Doch bis dahin ist noch ein weiter Weg. Die Schatten des Bürgerkrieges bleiben lang und unkalkulierbar. In Bengasi wurde das Büro der Hohen Wahlkommission verwüstet. Zuvor hatte es Angriffe auf das tunesische und amerikanische Konsulat gegeben, waren britische Diplomaten sowie Mitarbeiter des Internationalen Roten Kreuzes beschossen worden. Islamistische Milizen rissen Wahlplakate herunter, weil Demokratie in ihren Augen nicht mit dem Islam vereinbar ist. Andere kreuzten mit einem lärmenden Autokorso vor dem ehemaligen Hauptquartier der Aufständischen an der Corniche auf, schossen Salven in den Himmel und forderten die Einführung der Scharia, bis beherzte Bürger sie mit eilig gemalten Plakaten „Libyen ist nicht Afghanistan“ vertrieben. „Es gibt immer irgendwelche Elemente, seien es frühere Regimeanhänger, seien es demokratiefeindlichen Gruppen, die die Wahlen stören wollen“, erklärt Mahmoud Jibril, erster Übergangspremier der Rebellen bis zum Oktober 2011. Jibril kandidiert jetzt an der Spitze des säkularen Parteienbündnisses „Allianz der Nationalen Kräfte“ für den zukünftigen Nationalrat.

Jeder Libyer ist in Besitz einer Waffe

40 000 unbewaffnete Polizisten sollen während der Wahl vor den Wahllokalen präsent sein, aber auch Einheiten der Armee halten sich nach Angaben der Behörden bereit. Die eigentlichen Herren auf den Straßen aber sind nach wie vor die bewaffneten Milizen. Praktisch jeder Libyer hat inzwischen eine Waffe, zu jeder Zeit und an jeder Ecke kann plötzlich ein Feuergefecht ausbrechen, auch wenn das Leben in den beiden urbanen Küstenzentren Bengasi und Tripolis größtenteils ruhig verläuft. Dafür halten blutige Kämpfe im Süden und Westen des Landes die Öffentlichkeit in Atem. In der Region von Zintan in den Nafusa-Bergen, wo eine der mächtigsten Revolutionsbrigaden ihren Sitz hat, brach im Juni ein Konflikt zwischen verfeindeten Stämmen aus, der mehr als 100 Menschen das Leben kostete. In der westlichen Oasenstadt Ghadames, die zum Unesco-Weltkulturerbe gehört, gerieten Araber und Tuaregs aneinander. Im südlichen Kufra, wo 40 000 Menschen leben, kämpfen seit Monaten Araber gegen Afrikaner sowie Revolutionäre gegen Anhänger des alten Regimes. Ganze Wohnviertel wurden unter Feuer genommen. Zuletzt starben im Juni 50 Menschen, im Februar hatten bei ähnlichen Zusammenstößen bereits über 100 Bewohner der Provinz ihr Leben gelassen.

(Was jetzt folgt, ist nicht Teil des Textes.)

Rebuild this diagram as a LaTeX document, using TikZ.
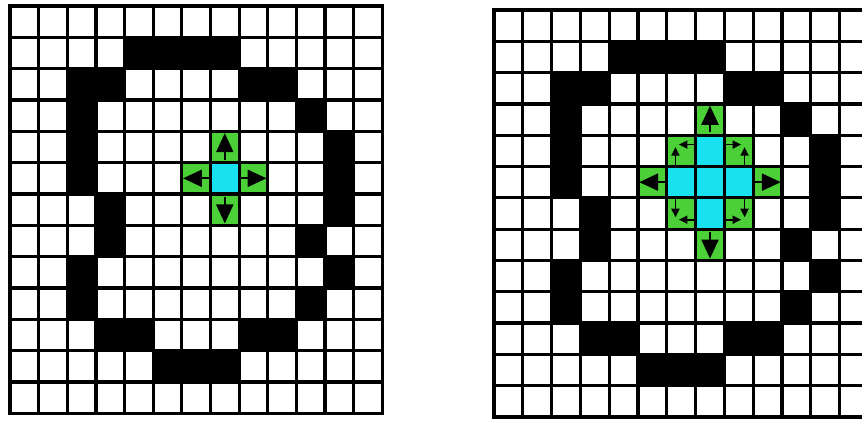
\documentclass[tikz,border=0pt]{standalone}
\usetikzlibrary{arrows.meta}
\definecolor{wavegreen}{RGB}{76, 208, 56}
\definecolor{seedcyan}{RGB}{24, 226, 240}
\newcommand{\wallcells}{4/1,5/1,6/1,7/1, 2/2,3/2,8/2,9/2, 2/3,10/3, 2/4,11/4,
    2/5,11/5, 3/6,11/6, 3/7,10/7, 2/8,11/8, 2/9,10/9, 3/10,4/10,8/10,9/10,
    5/11,6/11,7/11}

\begin{document}
\begin{tikzpicture}[x=1pt, y=1pt,
        wall/.style={fill=black},
        front/.style={fill=wavegreen},
        seed/.style={fill=seedcyan},
        gridline/.style={line width=3.2pt, line cap=rect},
        bigarrow/.style={line width=2.2pt, -{Triangle[length=19pt, width=17pt]}},
        smallarrow/.style={line width=1.6pt, -{Triangle[length=8.5pt, width=8pt]}}
    ]
    \useasboundingbox (0,0) rectangle (862,-421);
    \clip (0,0) rectangle (862,-421);

    % first step
    \begin{scope}[shift={(10pt,-6pt)}, x=28.64pt, y=-31.33pt]
        \foreach \c/\r in \wallcells
            \fill[wall] (\c,\r) rectangle ++(1,1);
        \foreach \c/\r in {7/4, 6/5, 8/5, 7/6}
            \fill[front] (\c,\r) rectangle ++(1,1);
        \fill[seed] (7,5) rectangle ++(1,1);
        \foreach \i in {0,...,13} {
            \draw[gridline] (\i,0) -- (\i,13);
            \draw[gridline] (0,\i) -- (13,\i);
        }
        \draw[bigarrow] (7.5,4.9) -- (7.5,4.06);
        \draw[bigarrow] (7.5,6.1) -- (7.5,6.94);
        \draw[bigarrow] (7,5.5) -- (6.04,5.5);
        \draw[bigarrow] (8,5.5) -- (8.96,5.5);
    \end{scope}

    % second step
    \begin{scope}[shift={(494pt,-10pt)}, x=28.8pt, y=-31.3pt]
        \foreach \c/\r in \wallcells
            \fill[wall] (\c,\r) rectangle ++(1,1);
        \foreach \c/\r in {7/3, 5/5, 9/5, 7/7, 6/4, 8/4, 6/6, 8/6}
            \fill[front] (\c,\r) rectangle ++(1,1);
        \foreach \c/\r in {7/4, 6/5, 7/5, 8/5, 7/6}
            \fill[seed] (\c,\r) rectangle ++(1,1);
        \foreach \i in {0,...,13} {
            \draw[gridline] (\i,0) -- (\i,13);
            \draw[gridline] (0,\i) -- (13,\i);
        }
        \draw[bigarrow] (7.5,3.9) -- (7.5,3.06);
        \draw[bigarrow] (7.5,7.1) -- (7.5,7.94);
        \draw[bigarrow] (6,5.5) -- (5.04,5.5);
        \draw[bigarrow] (9,5.5) -- (9.96,5.5);
        % diagonal cells
        \draw[smallarrow] (7,4.3) -- (6.42,4.3);
        \draw[smallarrow] (6.3,5) -- (6.3,4.38);
        \draw[smallarrow] (8,4.3) -- (8.58,4.3);
        \draw[smallarrow] (8.7,5) -- (8.7,4.38);
        \draw[smallarrow] (6.3,6) -- (6.3,6.62);
        \draw[smallarrow] (7,6.7) -- (6.42,6.7);
        \draw[smallarrow] (8.7,6) -- (8.7,6.62);
        \draw[smallarrow] (8,6.7) -- (8.58,6.7);
    \end{scope}
\end{tikzpicture}
\end{document}
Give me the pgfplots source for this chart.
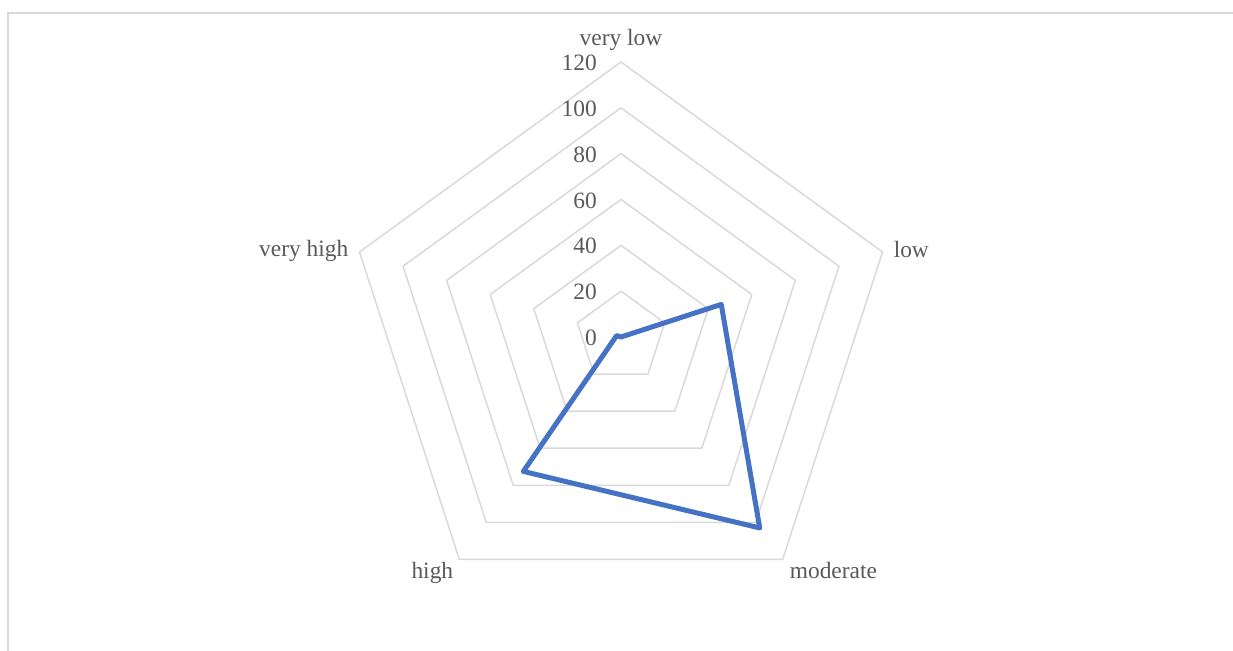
\documentclass[border=0pt]{standalone}
\usepackage{pgfplots}
\pgfplotsset{compat=1.18}
\usepgfplotslibrary{polar}
\usepackage{fontspec}
\setmainfont{Liberation Serif}
\definecolor{gridc}{RGB}{217,217,217}
\definecolor{txt}{RGB}{89,89,89}
\definecolor{serie}{RGB}{68,114,196}
\definecolor{frame}{RGB}{217,217,217}
\begin{document}
\begin{tikzpicture}[x=1bp,y=1bp]
\useasboundingbox (0,0) rectangle (1233,651);
\draw[frame,line width=1.5bp] (8,0) -- (8,638) -- (1233,638);
\begin{polaraxis}[
  at={(621bp,314bp)}, anchor=center,
  scale only axis, width=550bp, height=550bp,
  hide axis, clip=false,
  xmin=0, xmax=360, ymin=0, ymax=120,
  xtick=\empty, ytick=\empty,
  font=\fontsize{23.5}{28}\selectfont,
]
\foreach \r in {20,40,60,80,100,120}{
  \edef\tmp{\noexpand\addplot[gridc, line width=1.5bp, no marks] coordinates {(90,\r) (18,\r) (-54,\r) (-126,\r) (162,\r) (90,\r)};}
  \tmp
}
\addplot[serie, line width=5bp, no marks, line join=round, line cap=round] coordinates {(90,0) (18,46) (-54,103) (-126,72.5) (162,2) (90,0)};
\foreach \v in {0,20,40,60,80,100,120}{
  \edef\tmp{\noexpand\node[txt, anchor=east, inner sep=0pt] at (axis cs:90,\v) [xshift=-24bp,yshift=-1bp] {\v};}
  \tmp
}
\node[txt, anchor=south, inner sep=0pt] at (axis cs:90,120) [yshift=11bp] {very low};
\node[txt, anchor=west, inner sep=0pt] at (axis cs:18,120) [xshift=11bp,yshift=3bp] {low};
\node[txt, anchor=north west, inner sep=0pt] at (axis cs:-54,120) [xshift=7bp,yshift=-3bp] {moderate};
\node[txt, anchor=north east, inner sep=0pt] at (axis cs:-126,120) [xshift=-6bp,yshift=-3bp] {high};
\node[txt, anchor=east, inner sep=0pt] at (axis cs:162,120) [xshift=-11bp,yshift=1bp] {very high};
\end{polaraxis}
\end{tikzpicture}
\end{document}
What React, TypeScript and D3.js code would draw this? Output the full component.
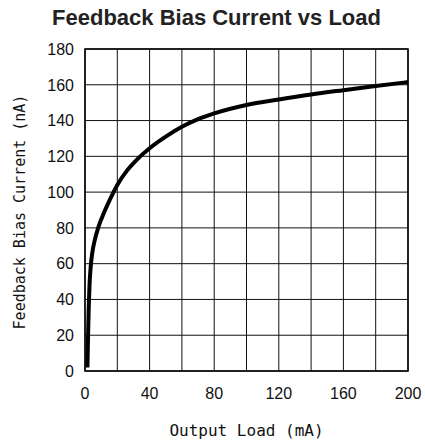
import React from "react";
import * as d3 from "d3";

const loadMA = [1.5, 1.9, 2.3, 2.8, 3.5, 4.5, 6, 8.5, 12, 17.7, 20, 26, 32, 40, 50, 60, 70, 80, 100, 120, 140, 160, 180, 200];
const biasNA = [2, 20, 35, 48, 58, 66, 73, 81, 89, 100, 104, 112, 118, 124.5, 131, 136.5, 140.8, 144, 148.7, 151.8, 154.6, 157, 159.3, 161.5];
const xTicks = [0, 40, 80, 120, 160, 200];
const yTicks = [0, 20, 40, 60, 80, 100, 120, 140, 160, 180];
const xGrid = [0, 20, 40, 60, 80, 100, 120, 140, 160, 180, 200];

const W = 425, H = 444;
const L = 85, T = 49, R = 408, B = 371;

export default function App() {
  const x = d3.scaleLinear().domain([0, 200]).range([L, R]);
  const y = d3.scaleLinear().domain([0, 180]).range([B, T]);
  const pts = loadMA.map((v, i) => [v, biasNA[i]] as [number, number]);
  const line = d3.line<[number, number]>().x(d => x(d[0])).y(d => y(d[1])).curve(d3.curveMonotoneX);
  return (
    <svg width={W} height={H} style={{ position: "absolute", left: 0, top: 0, background: "#fff" }}>
      <text x={216.5} y={25} textAnchor="middle" fontFamily="Liberation Sans, Arial" fontWeight="bold" fontSize={22} fill="#222">Feedback Bias Current vs Load</text>
      {xGrid.map(v => (
        <line key={"gx" + v} x1={x(v)} x2={x(v)} y1={T} y2={B} stroke="#111" strokeWidth={1} />
      ))}
      {yTicks.map(v => (
        <line key={"gy" + v} x1={L} x2={R} y1={y(v)} y2={y(v)} stroke="#111" strokeWidth={1} />
      ))}
      <rect x={L} y={T} width={R - L} height={B - T} fill="none" stroke="#000" strokeWidth={1.5} />
      <path d={line(pts) || ""} fill="none" stroke="#000" strokeWidth={4} strokeLinecap="butt" />
      {yTicks.map(v => (
        <text key={"ty" + v} x={74} y={y(v)} dy="0.36em" textAnchor="end" fontFamily="Liberation Sans, Arial" fontSize={16} fill="#111">{v}</text>
      ))}
      {xTicks.map(v => (
        <text key={"tx" + v} x={x(v)} y={399} textAnchor="middle" fontFamily="Liberation Sans, Arial" fontSize={16} fill="#111">{v}</text>
      ))}
      <text x={(L + R) / 2} y={436} textAnchor="middle" fontFamily="DejaVu Sans Mono" fontSize={16} fill="#111">Output Load (mA)</text>
      <text transform={`translate(25,${(T + B) / 2 + 2}) rotate(-90)`} textAnchor="middle" fontFamily="DejaVu Sans Mono" fontSize={15} fill="#111">Feedback Bias Current (nA)</text>
    </svg>
  );
}
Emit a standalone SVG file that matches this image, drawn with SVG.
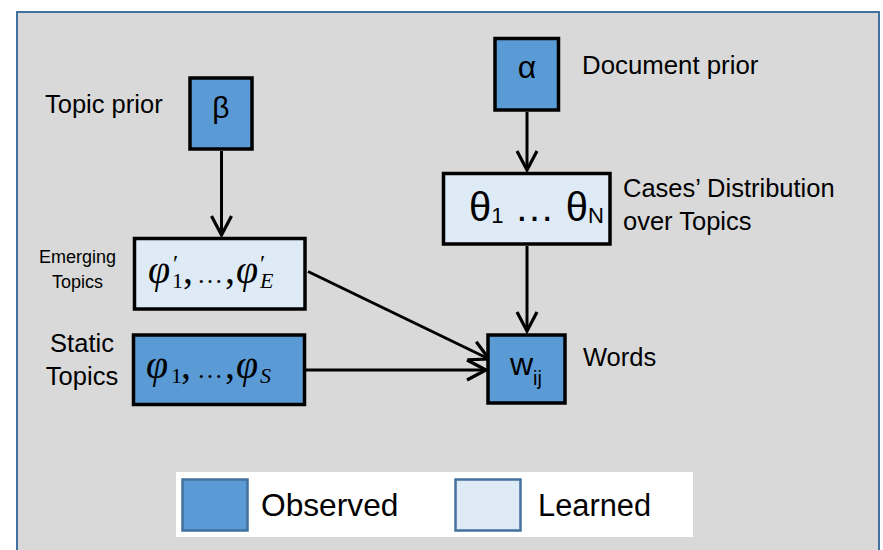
<svg xmlns="http://www.w3.org/2000/svg" width="883" height="550" viewBox="0 0 883 550">
<defs>
<style>
.box{stroke:#000;stroke-width:3.5}
.obs{fill:#5B9BD5}
.lrn{fill:#DEEBF7}
.leg{stroke:#41719C;stroke-width:2.5}
.t{font-family:"Liberation Sans",Arial,sans-serif;fill:#000}
.m{font-family:"Liberation Serif","Times New Roman",serif;font-style:italic;fill:#000}
.up{font-style:normal}
.edge{stroke:#000;stroke-width:3;fill:none}
</style>
<marker id="arr" markerUnits="userSpaceOnUse" viewBox="0 0 24 24" markerWidth="24" markerHeight="24" refX="21" refY="12" orient="auto">
<path d="M2,2 L21,12 L2,22" fill="none" stroke="#000" stroke-width="3.2"/>
</marker>
</defs>
<rect x="0" y="0" width="883" height="550" fill="#fff"/>
<rect x="17" y="12" width="862" height="545" fill="#D9D9D9" stroke="#41719C" stroke-width="2"/>

<g id="connectors">
<line class="edge" x1="221.5" y1="151" x2="221.5" y2="235" marker-end="url(#arr)"/>
<line class="edge" x1="527" y1="112" x2="527" y2="170" marker-end="url(#arr)"/>
<line class="edge" x1="527" y1="246" x2="527" y2="331" marker-end="url(#arr)"/>
<line class="edge" x1="308" y1="271.5" x2="489" y2="359" marker-end="url(#arr)"/>
<line class="edge" x1="306" y1="370" x2="486" y2="370" marker-end="url(#arr)"/>
</g>

<g id="beta">
<rect class="box obs" x="190" y="78" width="62" height="71"/>
<text class="t" x="221" y="118" font-size="30" text-anchor="middle">β</text>
<text class="t" x="45" y="113" font-size="25.5">Topic prior</text>
</g>

<g id="alpha">
<rect class="box obs" x="495" y="38.5" width="63.5" height="71.5"/>
<text class="t" x="527" y="78" font-size="32" text-anchor="middle">α</text>
<text class="t" x="582" y="74" font-size="25.8">Document prior</text>
</g>

<g id="theta">
<rect class="box lrn" x="443.5" y="173.5" width="166.5" height="70.5"/>
<text class="t" x="469" y="221" font-size="40">θ<tspan font-size="22" dy="2">1</tspan><tspan dy="-2"> … θ</tspan><tspan font-size="22" dy="2">N</tspan></text>
<text class="t" x="623" y="197" font-size="25.5">Cases’ Distribution</text>
<text class="t" x="623" y="230" font-size="25.5">over Topics</text>
</g>

<g id="emerging">
<rect class="box lrn" x="134.5" y="238.5" width="170.5" height="70.5"/>
<text class="m" font-size="40"><tspan x="148" y="283">φ</tspan><tspan class="up" x="173" y="271" font-size="24">′</tspan><tspan class="up" x="172" y="288" font-size="22">1</tspan><tspan class="up" x="183" y="283">,</tspan><tspan class="up" x="197" y="283" font-size="26">…</tspan><tspan class="up" x="225" y="283">,</tspan><tspan x="236" y="283">φ</tspan><tspan class="up" x="260" y="271" font-size="24">′</tspan><tspan x="260" y="288" font-size="22">E</tspan></text>
<text class="t" x="77.5" y="263" font-size="18" text-anchor="middle">Emerging</text>
<text class="t" x="77.5" y="288" font-size="18" text-anchor="middle">Topics</text>
</g>

<g id="static">
<rect class="box obs" x="133.5" y="335" width="171" height="69.5"/>
<text class="m" font-size="40"><tspan x="146" y="378">φ</tspan><tspan class="up" x="171" y="383" font-size="22">1</tspan><tspan class="up" x="181" y="378">,</tspan><tspan class="up" x="197" y="378" font-size="26">…</tspan><tspan class="up" x="225" y="378">,</tspan><tspan x="236" y="378">φ</tspan><tspan x="260" y="383" font-size="22">S</tspan></text>
<text class="t" x="82" y="352" font-size="25.5" text-anchor="middle">Static</text>
<text class="t" x="82" y="385" font-size="25.5" text-anchor="middle">Topics</text>
</g>

<g id="words">
<rect class="box obs" x="488" y="335" width="77" height="68"/>
<text class="t" x="510" y="375" font-size="32">w<tspan font-size="20" dy="10">ij</tspan></text>
<text class="t" x="583" y="366" font-size="25.5">Words</text>
</g>

<g id="legend">
<rect x="176" y="472" width="517" height="65" fill="#fff"/>
<rect class="leg obs" x="182.5" y="479.5" width="65" height="51"/>
<text class="t" x="261" y="516" font-size="31.7">Observed</text>
<rect class="leg lrn" x="455.5" y="479.5" width="65" height="51"/>
<text class="t" x="538" y="516" font-size="30.8">Learned</text>
</g>
</svg>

Amnesty International ist in Sorge

Und so warnte Amnesty International kürzlich in einem dramatischen Appell, die bewaffneten Gruppen könnten den fragilen Übergangsprozess komplett zerstören. „Es ist sehr niederschmetternd zu sehen, dass es der Regierung auch nach so vielen Monaten nicht gelungen ist, den Würgegriff der Milizen zu brechen“, beklagte die Menschenrechtsorganisation. Wenn aber Gesetzlosigkeit und Übergriffe nicht bald gestoppt würden, „besteht die Gefahr, dass Libyen wieder dieselben Muster an Missbräuchen entwickelt, die wir bereits in den vergangenen vier Jahrzehnten erleben mussten“.